= Afferbeck Lauder =

Australian graphic artist and author (1911–1998)

Afferbeck Lauder was the pseudonym used by Alistair Ardoch Morrison (21 September 1911 – 15 March 1998), an Australian graphic artist and author who in the 1960s documented Strine in the song "With Air Chew" and a series of books beginning with Let Stalk Strine (Ure Smith, Sydney, Australia, 1965). Morrison illustrated the books and also used the pseudonym Al Terego.

Let Stalk Strine was followed by Nose Tone Unturned (1967), Fraffly Well Spoken (1968), and Fraffly Suite (1969). The first two presented Australian written phonetically to appear as another language, the next two lampooned the clipped, almost strangled variety of upper-class English speech in the same way. The titles, and the author pseudonym, are all examples in themselves (Afferbeck Lauder = alphabetical order).

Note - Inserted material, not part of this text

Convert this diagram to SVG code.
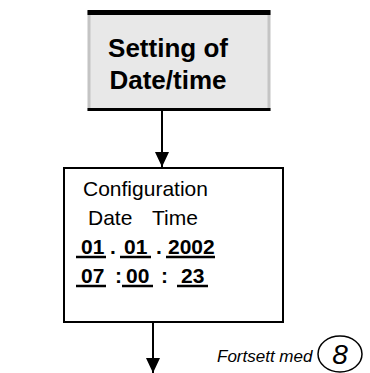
<svg xmlns="http://www.w3.org/2000/svg" width="370" height="373" viewBox="0 0 370 373">
<style>
.t{font-family:"Liberation Sans",Arial,sans-serif;fill:#000}
.b{font-weight:bold}
.ln{stroke:#000;fill:none}
</style>
<defs>
<marker id="ah" markerWidth="15" markerHeight="14" refX="15" refY="7" orient="auto" markerUnits="userSpaceOnUse" viewBox="0 0 15 14">
<path d="M0,0 L15,7 L0,14 Z" fill="#000"/>
</marker>
</defs>
<rect width="370" height="373" fill="#fff"/>
<g id="node-setting">
<rect x="89" y="12" width="180" height="97.5" fill="#e8e8e8" stroke="#c4c4c4" stroke-width="3"/>
<line class="ln" x1="87.5" y1="12.5" x2="270.5" y2="12.5" stroke-width="5"/>
<line class="ln" x1="87.5" y1="109.5" x2="270.5" y2="109.5" stroke-width="3"/>
<text class="t b" x="168" y="57" font-size="26" text-anchor="middle">Setting of</text>
<text class="t b" x="168" y="89" font-size="26" text-anchor="middle">Date/time</text>
</g>
<g id="node-config">
<rect x="64" y="168" width="219" height="154" fill="#fff" stroke="#000" stroke-width="2"/>
<text class="t" x="83" y="196" font-size="21">Configuration</text>
<text class="t" x="88" y="225" font-size="21">Date</text>
<text class="t" x="152" y="225" font-size="21">Time</text>
<text class="t b" x="81" y="254" font-size="21">01</text>
<text class="t b" x="110" y="254" font-size="21">.</text>
<text class="t b" x="124" y="254" font-size="21">01</text>
<text class="t b" x="156" y="254" font-size="21">.</text>
<text class="t b" x="168" y="254" font-size="21">2002</text>
<line class="ln" x1="76" y1="257" x2="106" y2="257" stroke-width="2.5"/>
<line class="ln" x1="120" y1="257" x2="151" y2="257" stroke-width="2.5"/>
<line class="ln" x1="166" y1="257" x2="215" y2="257" stroke-width="2.5"/>
<text class="t b" x="81" y="283" font-size="21">07</text>
<text class="t b" x="115" y="283" font-size="21">:</text>
<text class="t b" x="126" y="283" font-size="21">00</text>
<text class="t b" x="161" y="283" font-size="21">:</text>
<text class="t b" x="181" y="283" font-size="21">23</text>
<line class="ln" x1="76" y1="286" x2="106" y2="286" stroke-width="2.5"/>
<line class="ln" x1="122" y1="286" x2="153" y2="286" stroke-width="2.5"/>
<line class="ln" x1="177" y1="286" x2="208" y2="286" stroke-width="2.5"/>
</g>
<g id="node-continue">
<text class="t" x="217" y="362" font-size="17" font-style="italic">Fortsett med</text>
<ellipse cx="340" cy="354" rx="22" ry="18" fill="none" stroke="#000" stroke-width="1.5"/>
<text class="t" x="340" y="364" font-size="28" font-style="italic" text-anchor="middle">8</text>
</g>
<g id="connectors">
<line class="ln" x1="162" y1="111" x2="162" y2="167" stroke-width="2" marker-end="url(#ah)"/>
<line class="ln" x1="153" y1="323" x2="153" y2="373" stroke-width="2" marker-end="url(#ah)"/>
</g>
</svg>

Some further examples are:

- Strine – Australian
- "Spewffle climber treely" – It's a beautiful climate, really
- "Emma chisit" – How much is it ?
- "Egg nishner" – air-conditioner
- Fraffly – Frightfully
- "Egg wetter gree" – I quite agree
- "Gray chooma" – Great humour

The books themselves contained no clues as to the identity of the author.

In October 2009 Text Publishing, Melbourne, re-published all four books in the series in an omnibus edition, Strine: The complete works of Professor Afferbeck Lauder.

In the early 1960s Morrison was appointed chairman of the Currency Note Design Group, an advisory committee which assisted with the design of new banknotes which were issued when Australia replaced its pounds, shillings, and pence with "dismal guernsey" (decimal currency) on 14 February 1966. He was the brother of the journalist and playwright Guy Morrison.

==Recognition==
In 2008 Morrison was inducted in the Australian Graphic Design Association's Hall of Fame.